The Oldest Living Graduate is a play about the effects of time: the change it brings and the way the past intrudes into the present. Even the plot’s father-son conflict is related to this theme. Floyd wants to turn his back on the past, to transform the land where he lives. This desire stems largely from his need to avenge a past that he cannot escape. Always he has been measured against his elder brother, who is forever secure from failure because he is dead and consequently never to be equaled. Floyd is begging for his father to recognize his younger son in Floyd’s own right, not in comparison to the dead brother. At the same time, Floyd is trying to assert his real role as the family’s benefactor, preferably by having Colonel Kinkaid acknowledge that he has been the one to hold their properties together for seventeen years, but if necessary by certifying that the old man is senile and incompetent. It is thus important to the colonel’s own character development that he presents the Genet farm to Floyd without knowing that it is no longer his to give away.

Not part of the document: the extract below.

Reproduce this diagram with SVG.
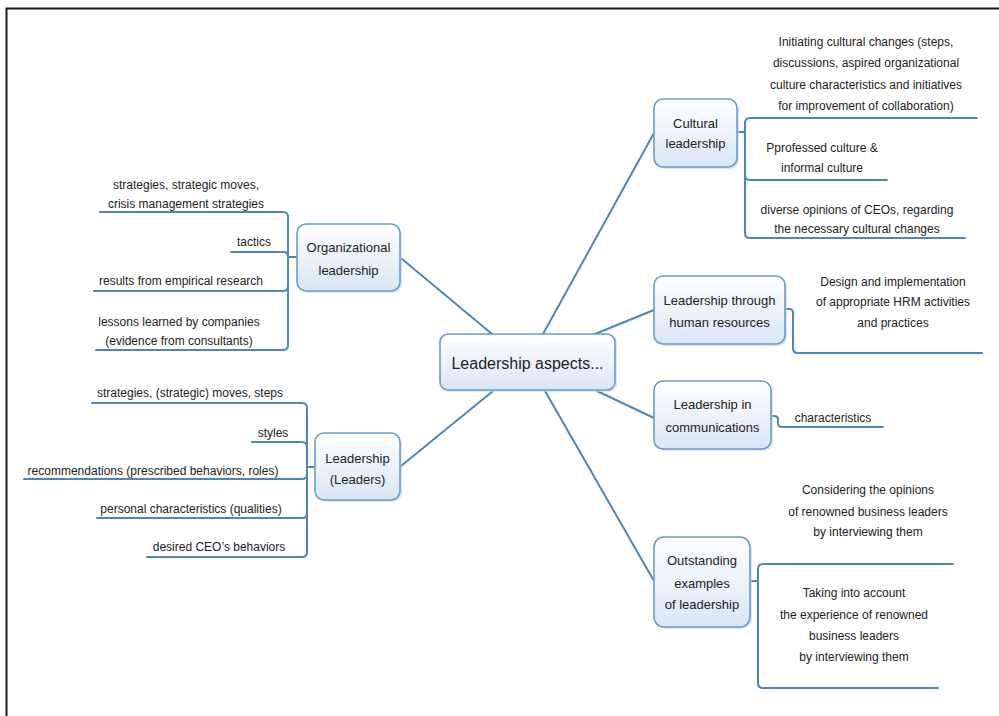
<svg xmlns="http://www.w3.org/2000/svg" width="999" height="716" viewBox="0 0 999 716">
<defs>
<linearGradient id="nodeFill" x1="0" y1="0" x2="0" y2="1">
<stop offset="0" stop-color="#ffffff"/>
<stop offset="1" stop-color="#d9e6f4"/>
</linearGradient>
</defs>
<style>
.frame{fill:none;stroke:#1a1a1a;stroke-width:2}
.conn path{fill:none;stroke:#4d87ba;stroke-width:2;stroke-linecap:round}
.box{fill:url(#nodeFill);stroke:#6a9ccc;stroke-width:1.6}
.shadow{fill:#c9d3de;opacity:0.6}
.nt{font-family:"Liberation Sans",Arial,sans-serif;font-size:13px;fill:#222;text-anchor:middle}
.ct{font-family:"Liberation Sans",Arial,sans-serif;font-size:16px;fill:#222;text-anchor:middle}
.lt{font-family:"Liberation Sans",Arial,sans-serif;font-size:12px;fill:#222;text-anchor:middle}
</style>
<rect width="999" height="716" fill="#ffffff"/>
<path class="frame" d="M6.5,716 V8.5 H999"/>

<g id="connectors" class="conn">
<path d="M402,259 L492,334"/>
<path d="M401,466 L493,391"/>
<path d="M543,334 L654,133"/>
<path d="M595,334 L654,310"/>
<path d="M597,391 L654,418"/>
<path d="M545,391 L654,581"/>
<path d="M297,257 H288"/>
<path d="M288,257 V217 Q288,212 283,212 H100"/>
<path d="M288,257 Q288,252 284,252 H231"/>
<path d="M288,257 V286 Q288,291 283,291 H94"/>
<path d="M288,257 V345 Q288,350 283,350 H96"/>
<path d="M315,467 H307"/>
<path d="M307,467 V408 Q307,403 302,403 H92"/>
<path d="M307,467 V447 Q307,442 302,442 H252"/>
<path d="M307,467 V474 Q307,479 302,479 H24"/>
<path d="M307,467 V513 Q307,518 302,518 H97"/>
<path d="M307,467 V552 Q307,557 302,557 H147"/>
<path d="M737,132 H745"/>
<path d="M745,132 V123 Q745,118 750,118 H977"/>
<path d="M745,132 V175 Q745,180 750,180 H887"/>
<path d="M745,132 V233 Q745,238 750,238 H965"/>
<path d="M785,309 H789 Q793,309 793,313 V348 Q793,353 798,353 H982"/>
<path d="M771,416 H774 Q778,416 778,420 V423 Q778,427 782,427 H883"/>
<path d="M750,581 H758"/>
<path d="M758,581 V569 Q758,564 763,564 H953"/>
<path d="M758,581 V683 Q758,688 763,688 H938"/>
</g>

<g id="node-center">
<rect class="shadow" x="442" y="336" width="175" height="56" rx="8"/>
<rect class="box" x="440" y="334" width="175" height="56" rx="8"/>
<text class="ct" x="527.5" y="368.5">Leadership aspects...</text>
</g>

<g id="node-organizational">
<rect class="shadow" x="299" y="226" width="103" height="67" rx="9"/>
<rect class="box" x="297" y="224" width="103" height="67" rx="9"/>
<text class="nt" x="348.5" y="251.5">Organizational</text>
<text class="nt" x="348.5" y="274.5">leadership</text>
</g>

<g id="node-leaders">
<rect class="shadow" x="317" y="435" width="85" height="67" rx="9"/>
<rect class="box" x="315" y="433" width="85" height="67" rx="9"/>
<text class="nt" x="357.5" y="463">Leadership</text>
<text class="nt" x="357.5" y="484">(Leaders)</text>
</g>

<g id="node-cultural">
<rect class="shadow" x="656" y="101" width="83" height="68" rx="9"/>
<rect class="box" x="654" y="99" width="83" height="68" rx="9"/>
<text class="nt" x="695.5" y="127.5">Cultural</text>
<text class="nt" x="695.5" y="148">leadership</text>
</g>

<g id="node-hr">
<rect class="shadow" x="656" y="278" width="131" height="68" rx="9"/>
<rect class="box" x="654" y="276" width="131" height="68" rx="9"/>
<text class="nt" x="719.5" y="304.5">Leadership through</text>
<text class="nt" x="719.5" y="326.5">human resources</text>
</g>

<g id="node-communications">
<rect class="shadow" x="656" y="383" width="117" height="68" rx="9"/>
<rect class="box" x="654" y="381" width="117" height="68" rx="9"/>
<text class="nt" x="712.5" y="408.5">Leadership in</text>
<text class="nt" x="712.5" y="431.5">communications</text>
</g>

<g id="node-outstanding">
<rect class="shadow" x="656" y="539" width="96" height="90" rx="10"/>
<rect class="box" x="654" y="537" width="96" height="90" rx="10"/>
<text class="nt" x="702" y="564.5">Outstanding</text>
<text class="nt" x="702" y="587.5">examples</text>
<text class="nt" x="702" y="608.5">of leadership</text>
</g>

<g id="leaf-org-strategies">
<text class="lt" x="186" y="189">strategies, strategic moves,</text>
<text class="lt" x="186" y="208">crisis management strategies</text>
</g>
<g id="leaf-org-tactics"><text class="lt" x="254" y="246">tactics</text></g>
<g id="leaf-org-results"><text class="lt" x="181" y="285">results from empirical research</text></g>
<g id="leaf-org-lessons">
<text class="lt" x="179" y="326">lessons learned by companies</text>
<text class="lt" x="179" y="345">(evidence from consultants)</text>
</g>

<g id="leaf-lead-strategies"><text class="lt" x="190" y="397">strategies, (strategic) moves, steps</text></g>
<g id="leaf-lead-styles"><text class="lt" x="273" y="437">styles</text></g>
<g id="leaf-lead-recommendations"><text class="lt" x="153" y="475">recommendations (prescribed behaviors, roles)</text></g>
<g id="leaf-lead-personal"><text class="lt" x="191" y="513">personal characteristics (qualities)</text></g>
<g id="leaf-lead-desired"><text class="lt" x="219" y="551">desired CEO’s behaviors</text></g>

<g id="leaf-cult-initiating">
<text class="lt" x="866" y="46">Initiating cultural changes (steps,</text>
<text class="lt" x="866" y="67">discussions, aspired organizational</text>
<text class="lt" x="866" y="89">culture characteristics and initiatives</text>
<text class="lt" x="866" y="110">for improvement of collaboration)</text>
</g>
<g id="leaf-cult-professed">
<text class="lt" x="822" y="152">Pprofessed culture &amp;</text>
<text class="lt" x="822" y="172">informal culture</text>
</g>
<g id="leaf-cult-diverse">
<text class="lt" x="857" y="214">diverse opinions of CEOs, regarding</text>
<text class="lt" x="857" y="233">the necessary cultural changes</text>
</g>

<g id="leaf-hr-design">
<text class="lt" x="893" y="286">Design and implementation</text>
<text class="lt" x="893" y="306">of appropriate HRM activities</text>
<text class="lt" x="893" y="327">and practices</text>
</g>

<g id="leaf-comm-characteristics"><text class="lt" x="833" y="422">characteristics</text></g>

<g id="leaf-out-considering">
<text class="lt" x="868" y="494">Considering the opinions</text>
<text class="lt" x="868" y="516">of renowned business leaders</text>
<text class="lt" x="868" y="536">by interviewing them</text>
</g>
<g id="leaf-out-taking">
<text class="lt" x="854" y="597">Taking into account</text>
<text class="lt" x="854" y="619">the experience of renowned</text>
<text class="lt" x="854" y="640">business leaders</text>
<text class="lt" x="854" y="661">by interviewing them</text>
</g>
</svg>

Few of the colonel’s memories are romantic ones. He does reminisce with gusto about his career with General John Pershing in the Philippines and especially in Mexico. None of these military exploits performed in the grand old style, however, had prepared him for the realities of trench warfare in France. That experience broke the colonel’s spirit, leaving him a shell of a man. Thus, he is fighting to preserve the few romantic memories that he does have. For this reason he refuses to let the Genet farm be disturbed. As he says, “That’s important to an old feller like me, havin’ places that stay the same for rememberin’ on.” His first love retains its romantic glow as long as he can keep the place inviolate, for then he can keep the memory inviolate. It is significant that Colonel Kinkaid explains the farm’s importance to Mike, who more than anyone else in the play stands for the enduring values of the past. At the end of the play the colonel is forced to acknowledge that a person cannot stem change: “The things ah seen and remember in this country is all gone now. Even the sounds of things is gone.” The very title of the play suggests the inevitability of time’s progress. The colonel is the oldest living graduate, but many died to leave him in that position, and soon he will join them: He will be “graduated,” to another plane and will leave another to inherit the title.